President Felix Faure: Sexed to Death
Think of him as the William Howard Taft of French presidents, both in his relative innocuousness and in terms of facial hair. He was nominated to run for president because his party wanted someone as plain vanilla as possible in order to avoid controversy. Faure seemed to fit the bill perfectly.
Until the day he died, that is.
Cause of death:
On February 16, 1899, French president Felix Faure decided to make a booty call in his own office. Now who would have the privilege of receiving such a dubious invitation? None other than Marguerite Steinheil, a total babe who was not unlike the neighborhood bicycle, if you get our drift. Right about when they were reaching the petit mort (French for orgasm) Faure had himself a grand mort (French for having a fatal stroke right in the middle of orgasm).
We've been making arrangements to see that we meet our makers in more or less the exact same way.

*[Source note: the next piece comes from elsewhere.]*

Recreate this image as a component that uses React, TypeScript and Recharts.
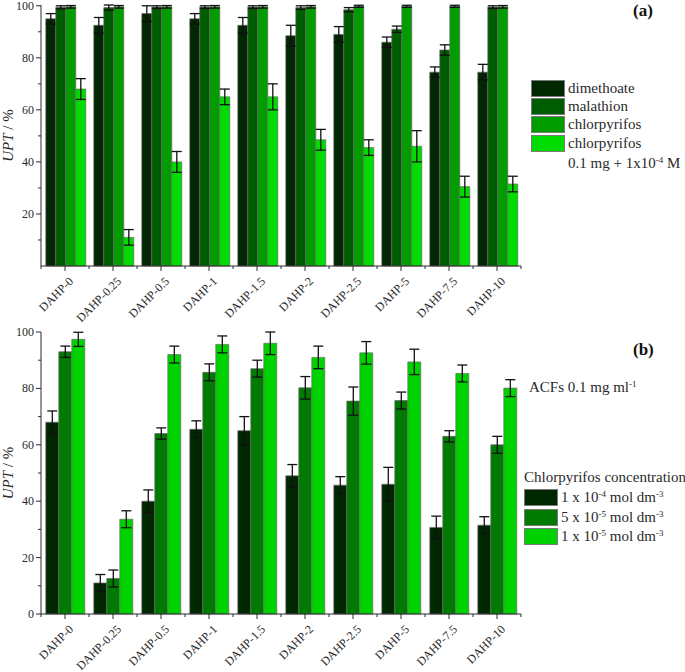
import React from "react";
import { BarChart, Bar, XAxis, YAxis, ErrorBar, Legend } from "recharts";

const categories = [
  "DAHP-0",
  "DAHP-0.25",
  "DAHP-0.5",
  "DAHP-1",
  "DAHP-1.5",
  "DAHP-2",
  "DAHP-2.5",
  "DAHP-5",
  "DAHP-7.5",
  "DAHP-10",
];

// (a) single pesticides and chlorpyrifos with ACFs
const dimethoate = [95, 92.5, 97, 95, 92.5, 88.5, 89, 86, 74.5, 74.5];
const dimethoateErr = [2, 3, 3, 2, 3, 4, 3, 2, 2, 3];
const malathion = [99.4, 99.3, 99.5, 99.5, 99.5, 99.3, 98.5, 91, 83, 99.5];
const malathionErr = [0.6, 1, 0.5, 0.5, 0.5, 0.7, 0.8, 1.2, 2, 0.5];
const chlorpyrifos = [99.6, 99.6, 99.6, 99.6, 99.6, 99.6, 99.8, 99.8, 99.8, 99.6];
const chlorpyrifosErr = [0.5, 0.5, 0.5, 0.5, 0.5, 0.5, 0.4, 0.4, 0.4, 0.5];
const chlorpyrifosAcf = [68, 11, 40, 65, 65, 48.5, 45.5, 46, 30.5, 31.5];
const chlorpyrifosAcfErr = [4, 3, 4, 3, 5, 4, 3, 6, 4, 3];

// (b) chlorpyrifos concentration series
const conc1e4 = [68, 11, 40, 65.5, 65, 49, 45.7, 46, 30.7, 31.5];
const conc1e4Err = [4, 3, 4, 3, 5, 4, 3, 6, 4, 3];
const conc5e5 = [93, 12.6, 64, 85.7, 87, 80.2, 75.5, 75.7, 63, 60];
const conc5e5Err = [2, 3, 2, 3, 3, 4, 5, 3, 2, 3];
const conc1e5 = [97.4, 33.6, 92, 95.6, 96, 91, 92.6, 89.4, 85.3, 80.1];
const conc1e5Err = [2.5, 3, 3, 3, 4, 4, 4, 4.5, 3, 3];

const topTicks = [10, 20, 30, 40, 50, 60, 70, 80, 90, 100];
const bottomTicks = [0, 10, 20, 30, 40, 50, 60, 70, 80, 90, 100];

const topColors = ["#002800", "#005c00", "#009c00", "#00dc00"];
const bottomColors = ["#002800", "#007a00", "#00d200"];

const FONT = "'Liberation Serif', 'Times New Roman', serif";
const INK = "#2a2a2a";

const topData = categories.map((name, i) => ({
  name,
  dimethoate: dimethoate[i],
  dimethoateErr: dimethoateErr[i],
  malathion: malathion[i],
  malathionErr: malathionErr[i],
  chlorpyrifos: chlorpyrifos[i],
  chlorpyrifosErr: chlorpyrifosErr[i],
  chlorpyrifosAcf: chlorpyrifosAcf[i],
  chlorpyrifosAcfErr: chlorpyrifosAcfErr[i],
}));

const bottomData = categories.map((name, i) => ({
  name,
  c1: conc1e4[i],
  c1Err: conc1e4Err[i],
  c2: conc5e5[i],
  c2Err: conc5e5Err[i],
  c3: conc1e5[i],
  c3Err: conc1e5Err[i],
}));

const XTick = (props: any) => {
  const { x, y, payload, index } = props;
  const half = 24;
  return (
    <g transform={`translate(${x},${y})`}>
      <line x1={0} y1={0} x2={0} y2={5} stroke={INK} />
      <line x1={-half} y1={0} x2={-half} y2={3} stroke={INK} />
      {index === categories.length - 1 && (
        <line x1={half} y1={0} x2={half} y2={3} stroke={INK} />
      )}
      <text
        transform="translate(9,16) rotate(-45)"
        textAnchor="end"
        fontSize={12}
        fontFamily={FONT}
        fill={INK}
      >
        {payload.value}
      </text>
    </g>
  );
};

const YTick = (props: any) => {
  const { x, y, payload } = props;
  const major = payload.value % 20 === 0;
  return (
    <g transform={`translate(${x},${y})`}>
      <line x1={0} y1={0} x2={major ? -5 : -3} y2={0} stroke={INK} />
      {major && (
        <text
          x={-7}
          y={4}
          textAnchor="end"
          fontSize={12}
          fontFamily={FONT}
          fill={INK}
        >
          {payload.value}
        </text>
      )}
    </g>
  );
};

const YLabel = (props: any) => {
  const vb = props.viewBox || { x: 0, y: 0, width: 0, height: 0 };
  const cy = vb.y + vb.height / 2;
  return (
    <text
      transform={`translate(13,${cy}) rotate(-90)`}
      textAnchor="middle"
      fontSize={15}
      fontFamily={FONT}
      fill={INK}
    >
      <tspan fontStyle="italic">UPT</tspan>
      <tspan> / %</tspan>
    </text>
  );
};

const swatch = (color: string, w: number, h: number) => (
  <span
    style={{
      display: "inline-block",
      width: w,
      height: h,
      background: color,
      border: "1px solid #7a7a7a",
      boxSizing: "border-box",
      marginRight: 3,
      flexShrink: 0,
    }}
  />
);

const sup = (s: string) => (
  <sup style={{ fontSize: 9, lineHeight: 0, verticalAlign: "5px" }}>{s}</sup>
);

const topLabels = ["dimethoate", "malathion", "chlorpyrifos", "chlorpyrifos"];

const TopLegend = () => (
  <div style={{ fontFamily: FONT, fontSize: 15, color: INK }}>
    {topLabels.map((label, i) => (
      <div key={i} style={{ display: "flex", alignItems: "center", height: 18.3 }}>
        {swatch(topColors[i], 34, 17)}
        <span>{label}</span>
      </div>
    ))}
    <div style={{ paddingLeft: 37, height: 20, lineHeight: "22px", whiteSpace: "nowrap" }}>
      0.1 mg + 1x10{sup("-4")} M
    </div>
  </div>
);

const BottomLegend = () => {
  const labels = [
    <>1 x 10{sup("-4")} mol dm{sup("-3")}</>,
    <>5 x 10{sup("-5")} mol dm{sup("-3")}</>,
    <>1 x 10{sup("-5")} mol dm{sup("-3")}</>,
  ];
  return (
    <div style={{ fontFamily: FONT, fontSize: 15, color: INK }}>
      <div style={{ height: 19, lineHeight: "17px", whiteSpace: "nowrap" }}>
        Chlorpyrifos concentration
      </div>
      {labels.map((label, i) => (
        <div key={i} style={{ display: "flex", alignItems: "center", height: 19.6 }}>
          {swatch(bottomColors[i], 34, 17)}
          <span style={{ whiteSpace: "nowrap" }}>{label}</span>
        </div>
      ))}
    </div>
  );
};

const panelTag = (text: string, top: number) => (
  <div
    style={{
      position: "absolute",
      left: 633,
      top,
      fontFamily: FONT,
      fontWeight: "bold",
      fontSize: 17,
      color: "#111",
    }}
  >
    {text}
  </div>
);

const errStyle = { stroke: "#111", strokeWidth: 1.3, width: 5 };

export default function App() {
  return (
    <div
      style={{
        position: "absolute",
        left: 0,
        top: 0,
        width: 685,
        height: 672,
        background: "#fff",
        overflow: "hidden",
      }}
    >
      <div style={{ position: "absolute", left: 0, top: 0 }}>
        <BarChart
          width={685}
          height={335}
          data={topData}
          margin={{ top: 5, right: 164, left: 0, bottom: 0 }}
          barCategoryGap="10%"
          barGap={0}
        >
          <XAxis
            dataKey="name"
            height={69}
            interval={0}
            tickSize={0}
            tickMargin={0}
            tick={<XTick />}
            axisLine={{ stroke: INK }}
          />
          <YAxis
            width={41}
            domain={[0, 100]}
            ticks={topTicks}
            interval={0}
            tickSize={0}
            tickMargin={0}
            tick={<YTick />}
            axisLine={{ stroke: INK }}
            label={<YLabel />}
          />
          <Legend
            layout="vertical"
            align="center"
            verticalAlign="middle"
            wrapperStyle={{ top: 79, left: 531, width: 150 }}
            content={<TopLegend />}
          />
          <Bar dataKey="dimethoate" name="dimethoate" fill={topColors[0]} stroke="#6a6a6a" strokeWidth={0.7} isAnimationActive={false}>
            <ErrorBar dataKey="dimethoateErr" {...errStyle} />
          </Bar>
          <Bar dataKey="malathion" name="malathion" fill={topColors[1]} stroke="#6a6a6a" strokeWidth={0.7} isAnimationActive={false}>
            <ErrorBar dataKey="malathionErr" {...errStyle} />
          </Bar>
          <Bar dataKey="chlorpyrifos" name="chlorpyrifos" fill={topColors[2]} stroke="#6a6a6a" strokeWidth={0.7} isAnimationActive={false}>
            <ErrorBar dataKey="chlorpyrifosErr" {...errStyle} />
          </Bar>
          <Bar dataKey="chlorpyrifosAcf" name="chlorpyrifos 0.1 mg" fill={topColors[3]} stroke="#6a6a6a" strokeWidth={0.7} isAnimationActive={false}>
            <ErrorBar dataKey="chlorpyrifosAcfErr" {...errStyle} />
          </Bar>
        </BarChart>
        {panelTag("(a)", 1)}
      </div>

      <div style={{ position: "absolute", left: 0, top: 320, width: 685, height: 352 }}>
        <BarChart
          width={685}
          height={352}
          data={bottomData}
          margin={{ top: 12, right: 164, left: 0, bottom: 0 }}
          barCategoryGap="10%"
          barGap={0}
        >
          <XAxis
            dataKey="name"
            height={58}
            interval={0}
            tickSize={0}
            tickMargin={0}
            tick={<XTick />}
            axisLine={{ stroke: INK }}
          />
          <YAxis
            width={41}
            domain={[0, 100]}
            ticks={bottomTicks}
            interval={0}
            tickSize={0}
            tickMargin={0}
            tick={<YTick />}
            axisLine={{ stroke: INK }}
            label={<YLabel />}
          />
          <Legend
            layout="vertical"
            align="center"
            verticalAlign="middle"
            wrapperStyle={{ top: 149, left: 524, width: 161 }}
            content={<BottomLegend />}
          />
          <Bar dataKey="c1" name="1e-4" fill={bottomColors[0]} stroke="#6a6a6a" strokeWidth={0.7} isAnimationActive={false}>
            <ErrorBar dataKey="c1Err" {...errStyle} />
          </Bar>
          <Bar dataKey="c2" name="5e-5" fill={bottomColors[1]} stroke="#6a6a6a" strokeWidth={0.7} isAnimationActive={false}>
            <ErrorBar dataKey="c2Err" {...errStyle} />
          </Bar>
          <Bar dataKey="c3" name="1e-5" fill={bottomColors[2]} stroke="#6a6a6a" strokeWidth={0.7} isAnimationActive={false}>
            <ErrorBar dataKey="c3Err" {...errStyle} />
          </Bar>
        </BarChart>
        {panelTag("(b)", 20)}
        <div
          style={{
            position: "absolute",
            left: 529,
            top: 59,
            fontFamily: FONT,
            fontSize: 15,
            color: INK,
            whiteSpace: "nowrap",
          }}
        >
          ACFs 0.1 mg ml{sup("-1")}
        </div>
      </div>
    </div>
  );
}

Marguerite then went on to sleep with a number of other famous dudes including King Sisowath of Cambodia. Now we aint' sayin' she's a gold digger, but she really decided not mess around with the lower income bracket.

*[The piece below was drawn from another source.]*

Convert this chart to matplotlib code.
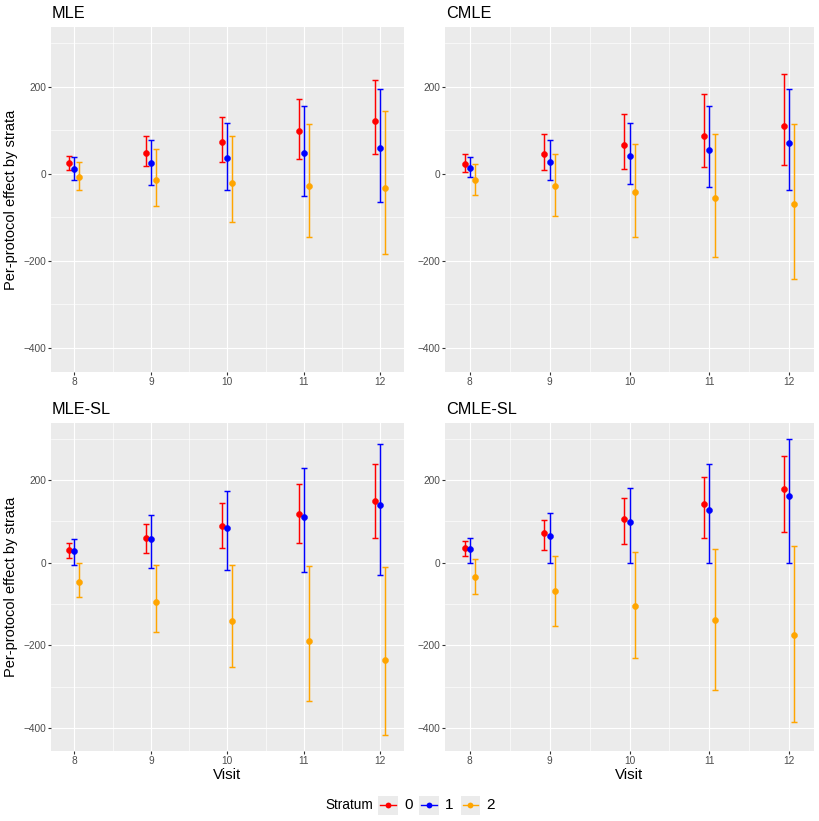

Still, congrats to Faure. Not only did he die happy, but he also died the way he lived: serving as a symbol to the world for the people of France, where infidelity in the workplace is what hockey is to Canada. And who wouldn't want to help him shuffle off his pants/mortal coil? Guy had the bitchingest mustache in all of Western Europe.
Chrysippus: Death By Performing Donkey
Chrysippus is one of the greats when it comes to philosophy. He helped create propositional logic and helped lead a group of philosophical badasses called the Stoics. But, like the greatest philosopher of the modern age (Andrew WK), when it was time to party, he would always party hard.
Cause of death:
Legend has it, the man was partying with his donkey, who will go unnamed, and the donkey had a little too much to drink. No, we're not making this up.

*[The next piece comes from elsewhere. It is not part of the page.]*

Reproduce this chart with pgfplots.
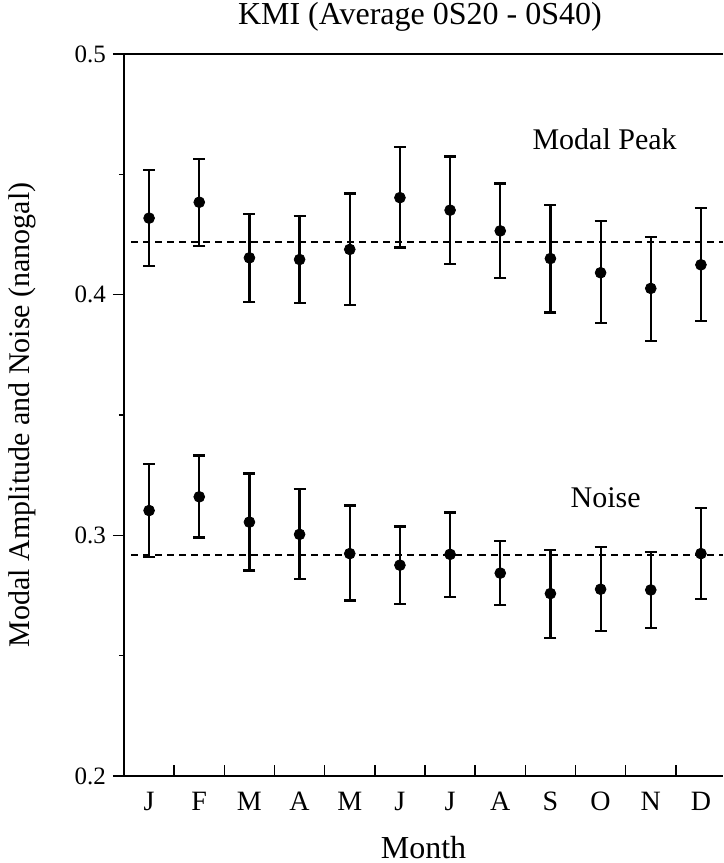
\documentclass[border=0pt]{standalone}
\usepackage{fontspec}
\setmainfont{Liberation Serif}
\usepackage{pgfplots}
\usepackage{pgfplotstable}
\pgfplotsset{compat=1.18}

\pgfplotstableread{
x y hi lo
1 0.4318 0.4518 0.4120
2 0.4384 0.4564 0.4203
3 0.4153 0.4335 0.3971
4 0.4146 0.4328 0.3964
5 0.4188 0.4420 0.3957
6 0.4403 0.4615 0.4196
7 0.4351 0.4574 0.4128
8 0.4265 0.4462 0.4069
9 0.4150 0.4373 0.3926
10 0.4091 0.4305 0.3882
11 0.4026 0.4240 0.3809
12 0.4124 0.4361 0.3892
}\peak

\pgfplotstableread{
x y hi lo
1 0.3103 0.3297 0.2910
2 0.3160 0.3332 0.2991
3 0.3055 0.3257 0.2854
4 0.3004 0.3192 0.2820
5 0.2924 0.3124 0.2729
6 0.2876 0.3037 0.2715
7 0.2921 0.3095 0.2745
8 0.2843 0.2976 0.2712
9 0.2758 0.2939 0.2575
10 0.2776 0.2951 0.2601
11 0.2773 0.2930 0.2614
12 0.2924 0.3112 0.2734
}\noise

\begin{document}
\begin{tikzpicture}
\begin{axis}[
  scale only axis,
  width=299.5pt, height=361pt,
  xmin=0.5, xmax=12.44,
  ymin=0.2, ymax=0.5,
  axis x line*=box,
  axis y line*=left,
  axis line style={line width=0.8pt},
  xtick pos=bottom, ytick pos=left,
  xtick={1.5,2.5,...,11.5},
  xticklabels={},
  xtick align=inside,
  extra x ticks={1,2,...,12},
  extra x tick labels={J,F,M,A,M,J,J,A,S,O,N,D},
  extra x tick style={major tick length=0pt,
     xticklabel style={font=\fontsize{14}{16}\selectfont, yshift=-4.5pt}},
  ytick={0.2,0.3,0.4,0.5},
  minor ytick={0.25,0.35,0.45},
  ytick align=outside,
  major tick length=5.5pt,
  minor tick length=2.5pt,
  every tick/.style={black, line width=0.8pt},
  yticklabel style={font=\fontsize{12.5}{15}\selectfont,
     /pgf/number format/fixed, /pgf/number format/precision=1,
     /pgf/number format/fixed zerofill},
  /pgf/number format/assume math mode=true,
  xlabel={Month},
  ylabel={Modal Amplitude and Noise (nanogal)},
  xlabel style={font=\fontsize{16}{19}\selectfont, at={(axis description cs:0.5,-0.099)}, anchor=center},
  ylabel style={font=\fontsize{15}{18}\selectfont, at={(axis description cs:-0.170,0.5)}, anchor=center},
  clip=false,
]
\addplot[black, line width=1pt, dash pattern=on 3.5pt off 2.5pt] coordinates {(0.64,0.422) (12.44,0.422)};
\addplot[black, line width=1pt, dash pattern=on 3.5pt off 2.5pt] coordinates {(0.64,0.292) (12.44,0.292)};

\addplot[black, only marks, mark=*, mark size=2.7pt,
  error bars/.cd, y dir=both, y explicit,
  error bar style={line width=1.1pt, black},
  error mark options={black, mark size=3pt, line width=1.1pt, rotate=90}]
  table[x=x, y=y, y error plus expr=\thisrow{hi}-\thisrow{y}, y error minus expr=\thisrow{y}-\thisrow{lo}] {\peak};

\addplot[black, only marks, mark=*, mark size=2.7pt,
  error bars/.cd, y dir=both, y explicit,
  error bar style={line width=1.1pt, black},
  error mark options={black, mark size=3pt, line width=1.1pt, rotate=90}]
  table[x=x, y=y, y error plus expr=\thisrow{hi}-\thisrow{y}, y error minus expr=\thisrow{y}-\thisrow{lo}] {\noise};

\node[font=\fontsize{15}{18}\selectfont] at (axis cs:10.08,0.4647) {Modal Peak};
\node[font=\fontsize{15}{18}\selectfont] at (axis cs:10.1,0.3156) {Noise};
\node[font=\fontsize{16}{19}\selectfont] at (axis description cs:0.494,1.051) {KMI (Average 0S20 - 0S40)};
\end{axis}
\pgfresetboundingbox
\path[use as bounding box] ([xshift=-62pt,yshift=-43.5pt]current axis.south west) rectangle ([yshift=27pt]current axis.north east);
\end{tikzpicture}
\end{document}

The rumor further has it that the inebriated donkey then tried to eat some figs. Now, a donkey eating figs is apparently the most ridiculous thing possible, since Chrysippus started laughing so hard he keeled over and died. We're trying to picture it, but we're almost afraid to. Even if his donkey got up on its hind legs, batted the fig across the room with its dong, and then caught the rebounding fruit in its mouth, it wouldn't make him laugh that hard, would it?
Unless of course he was stoned out of his mind.
The whole incident was a huge blow to the field of Greek philosophy--not only because the Stoics lost one of their greatest advocates, but because most philosopher parties after the death of Chrysippus were totally lame.